* Do this:
Nothing beyond the line containing "plt.rcParams['font.family'] = ['Liberation" is to be printed; print exactly each line from the start of the records below through that line, leaving out pictures.

-- Start of Data to process --

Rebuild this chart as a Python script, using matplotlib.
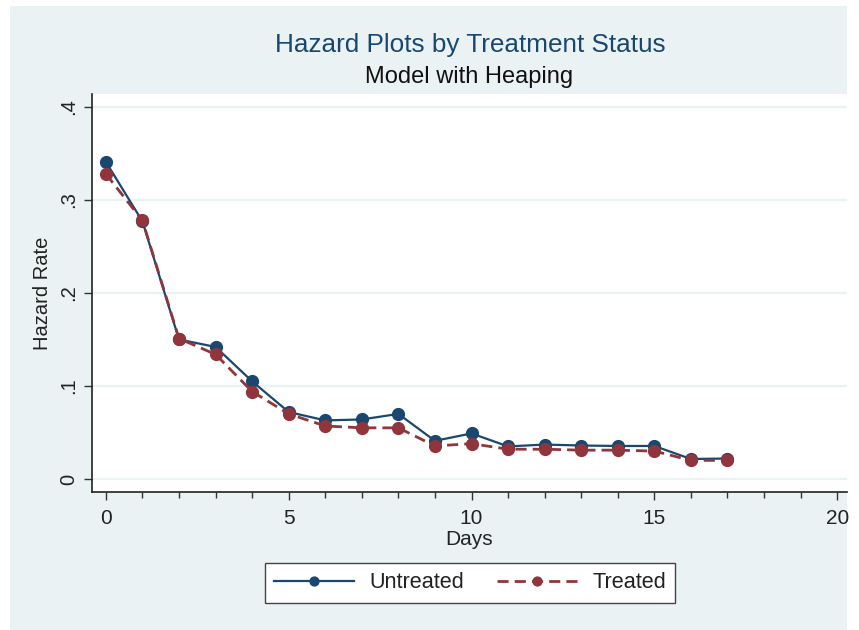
import matplotlib
matplotlib.use('Agg')
import numpy as np
from matplotlib import pyplot as plt
from matplotlib.patches import Rectangle

days = list(range(18))
untreated = [0.341, 0.277, 0.150, 0.142, 0.105, 0.072, 0.063, 0.064, 0.070, 0.041,
             0.049, 0.035, 0.037, 0.036, 0.0355, 0.0355, 0.0215, 0.022]
treated = [0.328, 0.278, 0.151, 0.134, 0.094, 0.070, 0.057, 0.055, 0.055, 0.0355,
           0.038, 0.032, 0.032, 0.031, 0.031, 0.030, 0.020, 0.020]

yticks = [0, 0.1, 0.2, 0.3, 0.4]
ytick_labels = ['0', '.1', '.2', '.3', '.4']
xticks = [0, 5, 10, 15, 20]

navy = '#1a476f'
maroon = '#90353b'
bg = '#eaf2f3'

plt.rcParams['font.family'] = ['Liberation Sans', 'DejaVu Sans']

fig = plt.figure(figsize=(8.59, 6.30), dpi=100)
fig.patches.append(Rectangle((10 / 859, 0), (847 - 10) / 859, 1 - 6 / 630,
                             transform=fig.transFigure, facecolor=bg,
                             edgecolor='none', zorder=-10))

ax = fig.add_axes([92 / 859, 1 - 492 / 630, (847 - 92) / 859, (492 - 94) / 630])
ax.set_facecolor('white')

ax.plot(days, untreated, color=navy, lw=1.6, marker='o', ms=8.5, label='Untreated', zorder=3)
ax.plot(days, treated, color=maroon, lw=2, ls=(0, (4, 2.2)), marker='o', ms=8.5,
        label='Treated', zorder=4)

ax.set_xlim(-0.38, 20.27)
ax.set_ylim(-0.014, 0.414)
ax.set_yticks(yticks)
ax.set_yticklabels(ytick_labels, rotation=90, va='center', fontsize=14.5, color='#222222')
ax.set_xticks(xticks)
ax.set_xticklabels([str(x) for x in xticks], fontsize=15, color='#222222')
ax.set_xticks(days + [18, 19], minor=True)
ax.tick_params(axis='both', which='major', direction='out', length=6, width=1,
               color='#333333', pad=4)
ax.tick_params(axis='x', which='major', pad=6)
ax.tick_params(axis='x', which='minor', direction='out', length=4, width=1, color='#333333')
ax.grid(axis='y', color=bg, lw=1.6)
ax.set_axisbelow(True)

for s in ['top', 'right']:
    ax.spines[s].set_visible(False)
for s in ['left', 'bottom']:
    ax.spines[s].set_color('#222222')
    ax.spines[s].set_linewidth(1.2)

ax.set_xlabel('Days', fontsize=15, labelpad=2, color='#222222')
ax.set_ylabel('Hazard Rate', fontsize=14.5, labelpad=5, color='#222222')

fig.text(470 / 859, 1 - 45 / 630, 'Hazard Plots by Treatment Status', ha='center',
         va='center', fontsize=18.8, color=navy)
fig.text(469 / 859, 1 - 77 / 630, 'Model with Heaping', ha='center', va='center',
         fontsize=17, color='#111111')

leg = fig.legend(loc='center', bbox_to_anchor=(470 / 859, 1 - 583 / 630), ncol=2,
                 fontsize=15.6, frameon=True, fancybox=False, edgecolor='#444444',
                 facecolor='white', handlelength=3.7, handletextpad=0.7,
                 columnspacing=1.55, borderpad=0.42, markerscale=0.75)
leg.get_frame().set_linewidth(1)
leg.get_frame().set_alpha(1)
for t in leg.get_texts():
    t.set_color('#222222')

fig.savefig('out.png', dpi=100)
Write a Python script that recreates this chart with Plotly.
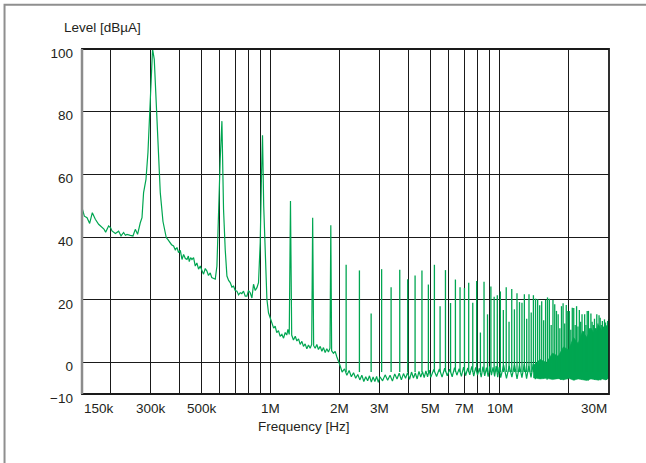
import math
import plotly.graph_objects as go

# ── Colours ──────────────────────────────────────────────────────────────────
C_TRACE = "#00A651"
C_GRID = "#1a1a1a"
C_TEXT = "#231f20"
C_LEFT = "#8c8c8c"
C_FRAME = "#8f8f8f"
FONT = "Liberation Sans, Arial, sans-serif"

# ── Data (frequency in MHz, level in dBµA) ──────────────────────────────────
# measured trace 150 kHz .. 2 MHz (fundamental + low harmonics)
lo_freq = [
    0.1505, 0.1536, 0.1578, 0.1620, 0.1664, 0.1690, 0.1715, 0.1773, 0.1835, 0.1870,
    0.1902, 0.1960, 0.2000, 0.2028, 0.2098, 0.2168, 0.2221, 0.2250, 0.2279, 0.2320,
    0.2359, 0.2438, 0.2504, 0.2563, 0.2623, 0.2695, 0.2742, 0.2786, 0.2854, 0.2911,
    0.2980, 0.3049, 0.3102, 0.3165, 0.3239, 0.3295, 0.3386, 0.3499, 0.3560, 0.3618,
    0.3690, 0.3766, 0.3830, 0.3898, 0.3960, 0.4030, 0.4100, 0.4166, 0.4240, 0.4310,
    0.4370, 0.4410, 0.4470, 0.4531, 0.4605, 0.4684, 0.4760, 0.4842, 0.4925, 0.5000,
    0.5090, 0.5180, 0.5266, 0.5350, 0.5445, 0.5530, 0.5612, 0.5726, 0.5824, 0.5919,
    0.6020, 0.6124, 0.6224, 0.6331, 0.6440, 0.6550, 0.6657, 0.6770, 0.6884, 0.7000,
    0.7120, 0.7240, 0.7360, 0.7480, 0.7607, 0.7740, 0.7873, 0.8000, 0.8140, 0.8280,
    0.8414, 0.8560, 0.8707, 0.8847, 0.9000, 0.9118, 0.9210, 0.9321, 0.9463, 0.9625,
    0.9781, 0.9950, 1.012, 1.030, 1.046, 1.063, 1.081, 1.100, 1.119, 1.138,
    1.157, 1.175, 1.189, 1.205, 1.220, 1.235, 1.257, 1.280, 1.301, 1.323,
    1.345, 1.368, 1.390, 1.414, 1.438, 1.462, 1.487, 1.510, 1.525, 1.540,
    1.564, 1.590, 1.616, 1.645, 1.673, 1.700, 1.729, 1.758, 1.787, 1.815,
    1.830, 1.845, 1.879, 1.912, 1.945, 1.978,
]
lo_level = [
    49.0, 46.7, 46.2, 44.4, 47.8, 46.5, 45.7, 44.1, 43.0, 42.6,
    41.6, 43.6, 43.0, 42.0, 41.2, 41.9, 40.4, 41.2, 41.5, 40.6,
    40.9, 40.6, 40.4, 42.5, 40.9, 44.6, 46.2, 54.2, 58.4, 67.0,
    81.8, 100.0, 96.7, 81.8, 67.0, 54.2, 45.0, 39.9, 39.2, 38.3,
    37.6, 37.2, 36.0, 36.7, 35.1, 35.8, 32.9, 34.5, 33.2, 32.9,
    34.0, 32.2, 33.5, 32.9, 33.5, 30.8, 31.8, 29.8, 30.8, 29.5,
    28.2, 30.0, 29.2, 27.8, 28.6, 27.1, 26.8, 26.6, 30.8, 48.9,
    65.0, 77.0, 48.9, 36.0, 27.6, 26.2, 25.5, 24.1, 24.4, 23.0,
    22.8, 21.6, 22.3, 22.0, 22.8, 21.2, 21.2, 23.0, 22.3, 20.6,
    25.0, 23.0, 23.9, 25.5, 38.3, 60.0, 72.5, 50.0, 32.9, 20.2,
    15.9, 14.0, 12.8, 11.0, 11.6, 9.6, 10.2, 8.4, 9.0, 7.8,
    9.6, 8.8, 10.6, 9.0, 51.5, 8.8, 7.2, 8.4, 6.9, 7.6,
    5.8, 6.8, 5.2, 6.0, 4.4, 5.6, 4.6, 5.8, 46.2, 5.4,
    4.6, 5.8, 4.2, 5.2, 3.6, 4.8, 3.2, 4.4, 3.4, 4.6,
    43.8, 3.8, 3.0, 3.6, 1.8, 0.5,
]

# noise floor 2 MHz .. 30 MHz
hf_freq = [
    2.00, 2.05, 2.10, 2.15, 2.20, 2.25, 2.30, 2.35, 2.40, 2.45,
    2.50, 2.55, 2.60, 2.65, 2.70, 2.75, 2.80, 2.85, 2.90, 2.95,
    3.00, 3.08, 3.16, 3.24, 3.32, 3.40, 3.48, 3.56, 3.64, 3.72,
    3.80, 3.88, 3.96, 4.04, 4.12, 4.20, 4.28, 4.36, 4.44, 4.52,
    4.60, 4.68, 4.76, 4.84, 4.92, 5.00, 5.15, 5.30, 5.45, 5.60,
    5.75, 5.90, 6.05, 6.20, 6.35, 6.50, 6.65, 6.80, 6.95, 7.10,
    7.25, 7.40, 7.55, 7.70, 7.85, 8.00, 8.15, 8.30, 8.45, 8.60,
    8.75, 8.90, 9.05, 9.20, 9.35, 9.50, 9.65, 9.80, 9.95, 10.1,
    10.4, 10.7, 11.0, 11.3, 11.6, 11.9, 12.2, 12.5, 12.8, 13.1,
    13.4, 13.7, 14.0, 14.3, 14.6, 14.9, 15.2, 15.5, 15.8, 16.1,
    16.4, 16.7, 17.0, 17.3, 17.6, 17.9, 18.2, 18.5, 18.8, 19.1,
    19.4, 19.7, 20.0, 20.4, 20.8, 21.2, 21.6, 22.0, 22.4, 22.8,
    23.2, 23.6, 24.0, 24.4, 24.8, 25.2, 25.6, 26.0, 26.4, 26.8,
    27.2, 27.6, 28.0, 28.4, 28.8, 29.2, 29.6, 30.0,
]
hf_level = [
    -0.5, -3.0, -2.0, -4.0, -2.5, -4.5, -3.2, -5.0, -3.8, -5.5,
    -4.0, -6.0, -4.5, -5.8, -4.2, -6.2, -4.6, -6.0, -4.4, -6.3,
    -4.5, -5.8, -3.9, -5.6, -4.0, -5.9, -3.6, -5.2, -3.4, -5.5,
    -3.5, -5.0, -3.2, -5.3, -3.0, -4.9, -3.3, -5.2, -2.8, -4.6,
    -2.9, -4.8, -2.6, -4.5, -2.4, -4.7, -2.2, -4.4, -2.0, -4.6,
    -1.8, -4.2, -2.1, -4.5, -1.6, -4.0, -1.9, -4.4, -1.4, -4.1,
    -1.7, -3.9, -1.2, -4.3, -1.5, -4.0, -1.8, -4.6, -1.3, -4.2,
    -1.6, -4.5, -1.2, -4.0, -1.5, -4.4, -1.1, -4.6, -1.4, -4.8,
    -0.8, -5.0, -1.0, -4.6, -0.6, -5.2, -0.9, -4.8, -0.5, -5.1,
    -1.0, -4.7, -0.4, -5.3, -0.8, -4.9, 0.0, -5.0, -0.5, -5.4,
    0.2, -4.8, -0.3, -5.2, 0.5, -5.0, 0.0, -5.5, 0.8, -4.9,
    0.3, -5.3, 1.0, -5.0, 1.5, -5.6, 0.8, -5.1, 1.8, -5.4,
    1.0, -5.0, 2.0, -5.7, 1.2, -5.2, 2.2, -5.5, 1.4, -5.0,
    2.5, -5.6, 1.6, -5.2, 2.3, -5.5, 1.8, -5.0,
]

# dense noise band above ~14 MHz
band_freq = [14, 15, 16, 17, 18, 19, 20, 21, 22, 23, 24, 25, 26, 27, 28, 29, 30]
band_top = [-1.0, 1.0, 0.0, 3.0, 2.0, 5.0, 4.0, 8.0, 6.0, 10.0, 8.0, 11.0, 9.0, 12.0, 10.0, 12.0, 11.0]
band_bottom = [-4.8, -5.2, -5.0, -5.4, -5.1, -5.5, -5.0, -5.6, -5.2, -5.4, -5.7, -5.2, -5.5, -5.6, -5.2, -5.5, -5.0]

# switching harmonics 2.1 MHz .. 30 MHz (peak levels)
harm_freq = [
    2.135, 2.44, 2.745, 3.05, 3.355, 3.66, 3.965, 4.27, 4.575, 4.88,
    5.185, 5.49, 5.795, 6.1, 6.405, 6.71, 7.015, 7.32, 7.625, 7.93,
    8.235, 8.54, 8.845, 9.15, 9.455, 9.76, 10.065, 10.37, 10.675, 10.98,
    11.285, 11.59, 11.895, 12.2, 12.505, 12.81, 13.115, 13.42, 13.725, 14.03,
    14.335, 14.64, 14.945, 15.25, 15.555, 15.86, 16.165, 16.47, 16.775, 17.08,
    17.385, 17.69, 17.995, 18.3, 18.605, 18.91, 19.215, 19.52, 19.825, 20.13,
    20.435, 20.74, 21.045, 21.35, 21.655, 21.96, 22.265, 22.57, 22.875, 23.18,
    23.485, 23.79, 24.095, 24.4, 24.705, 25.01, 25.315, 25.62, 25.925, 26.23,
    26.535, 26.84, 27.145, 27.45, 27.755, 28.06, 28.365, 28.67, 28.975, 29.28,
    29.585, 29.89,
]
harm_level = [
    31.2, 29.4, 15.7, 29.8, 24.0, 29.6, 26.6, 27.8, 29.4, 24.9,
    31.2, 18.0, 29.5, 19.0, 26.5, 24.0, 23.8, 25.5, 19.1, 26.0,
    9.6, 25.8, 15.4, 24.3, 21.0, 21.5, 22.7, 16.8, 24.0, 13.0,
    23.5, 17.0, 22.1, 19.3, 19.1, 21.8, 14.0, 21.8, 16.0, 21.5,
    20.4, 20.2, 18.3, 19.6, 13.5, 20.0, 20.8, 20.4, 12.0, 20.0,
    18.6, 16.5, 15.4, 11.0, 18.0, 18.9, 12.5, 18.4, 16.5, 16.5,
    10.5, 17.5, 17.4, 12.0, 18.0, 11.5, 16.8, 13.0, 15.4, 10.0,
    15.4, 12.0, 16.5, 16.5, 11.0, 15.7, 13.0, 12.0, 14.0, 11.0,
    15.4, 12.5, 15.1, 14.3, 12.0, 13.3, 11.5, 13.8, 12.8, 11.0,
    13.3, 13.8,
]
harm_base = -3.0

# axes
grid_freq = [0.2, 0.3, 0.4, 0.5, 0.6, 0.7, 0.8, 0.9, 1, 2, 3, 4, 5, 6, 7, 8, 9, 10, 20]
label_freq = [0.15, 0.3, 0.5, 1, 2, 3, 5, 7, 10, 30]
label_text = ["150k", "300k", "500k", "1M", "2M", "3M", "5M", "7M", "10M", "30M"]
level_ticks = [-10, 0, 20, 40, 60, 80, 100]

# ── Figure ───────────────────────────────────────────────────────────────────
fig = go.Figure()

fig.add_trace(go.Scatter(
    x=lo_freq + hf_freq, y=lo_level + hf_level, mode="lines",
    line=dict(color=C_TRACE, width=1.2), hoverinfo="skip", showlegend=False,
))

fig.add_trace(go.Scatter(
    x=band_freq, y=band_bottom, mode="lines",
    line=dict(color=C_TRACE, width=0.5), hoverinfo="skip", showlegend=False,
))
fig.add_trace(go.Scatter(
    x=band_freq, y=band_top, mode="lines", fill="tonexty", fillcolor=C_TRACE,
    line=dict(color=C_TRACE, width=0.8), hoverinfo="skip", showlegend=False,
))

sx, sy = [], []
for f, lv in zip(harm_freq, harm_level):
    sx += [f, f, None]
    sy += [harm_base, lv, None]
fig.add_trace(go.Scatter(
    x=sx, y=sy, mode="lines", line=dict(color=C_TRACE, width=1.3),
    hoverinfo="skip", showlegend=False,
))

# x tick labels (outer ones kept inside the frame)
annotations = []
for i, (f, t) in enumerate(zip(label_freq, label_text)):
    anchor = "left" if i == 0 else ("right" if i == len(label_freq) - 1 else "center")
    annotations.append(dict(
        x=math.log10(f), y=-0.041, xref="x", yref="paper", text=t,
        showarrow=False, xanchor=anchor, yanchor="middle",
        font=dict(family=FONT, size=13.5, color=C_TEXT),
    ))
annotations.append(dict(
    x=0.421, y=-0.095, xref="paper", yref="paper", text="Frequency [Hz]",
    showarrow=False, xanchor="center", yanchor="middle",
    font=dict(family=FONT, size=13.5, color=C_TEXT),
))
annotations.append(dict(
    x=-0.038, y=1.061, xref="paper", yref="paper", text="Level [dBµA]",
    showarrow=False, xanchor="left", yanchor="middle",
    font=dict(family=FONT, size=13.5, color=C_TEXT),
))

shapes = [
    # outer frame (runs off the bottom/right of the picture)
    dict(type="rect", xref="paper", yref="paper", x0=-0.147, x1=1.10, y0=-0.25, y1=1.128,
         line=dict(color=C_FRAME, width=2)),
    dict(type="rect", xref="paper", yref="paper", x0=0, x1=1, y0=0, y1=1,
         line=dict(color=C_GRID, width=1.8)),
    dict(type="line", xref="paper", yref="paper", x0=0, x1=0, y0=0, y1=1,
         line=dict(color=C_LEFT, width=2.5)),
]

fig.update_layout(
    width=646, height=463,
    margin=dict(l=82, r=37, t=49, b=69),
    paper_bgcolor="white", plot_bgcolor="white",
    font=dict(family=FONT, size=13.5, color=C_TEXT),
    showlegend=False,
    xaxis=dict(
        type="log", range=[math.log10(0.15), math.log10(30)],
        tickmode="array", tickvals=grid_freq, showticklabels=False,
        showgrid=True, gridcolor=C_GRID, gridwidth=1.3,
        zeroline=False, showline=False, ticks="",
    ),
    yaxis=dict(
        range=[-10, 100], tickmode="array", tickvals=level_ticks,
        showgrid=True, gridcolor=C_GRID, gridwidth=1.3,
        zeroline=False, showline=False, ticks="",
        ticklabelstandoff=8, ticklabelshift=4,
    ),
    annotations=annotations,
    shapes=shapes,
)

# page body has a default 8px margin; drop it so the 646x463 figure fills the window
fig.write_html(
    "out.html",
    config={"displayModeBar": False},
    post_script="document.body.style.margin='0';",
)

-- End of Data to process --

* Problem solution:
Rebuild this chart as a Python script, using matplotlib.
import matplotlib
matplotlib.use('Agg')
import numpy as np
from matplotlib import pyplot as plt
from matplotlib.patches import Rectangle

days = list(range(18))
untreated = [0.341, 0.277, 0.150, 0.142, 0.105, 0.072, 0.063, 0.064, 0.070, 0.041,
             0.049, 0.035, 0.037, 0.036, 0.0355, 0.0355, 0.0215, 0.022]
treated = [0.328, 0.278, 0.151, 0.134, 0.094, 0.070, 0.057, 0.055, 0.055, 0.0355,
           0.038, 0.032, 0.032, 0.031, 0.031, 0.030, 0.020, 0.020]

yticks = [0, 0.1, 0.2, 0.3, 0.4]
ytick_labels = ['0', '.1', '.2', '.3', '.4']
xticks = [0, 5, 10, 15, 20]

navy = '#1a476f'
maroon = '#90353b'
bg = '#eaf2f3'

plt.rcParams['font.family'] = ['Liberation Sans', 'DejaVu Sans']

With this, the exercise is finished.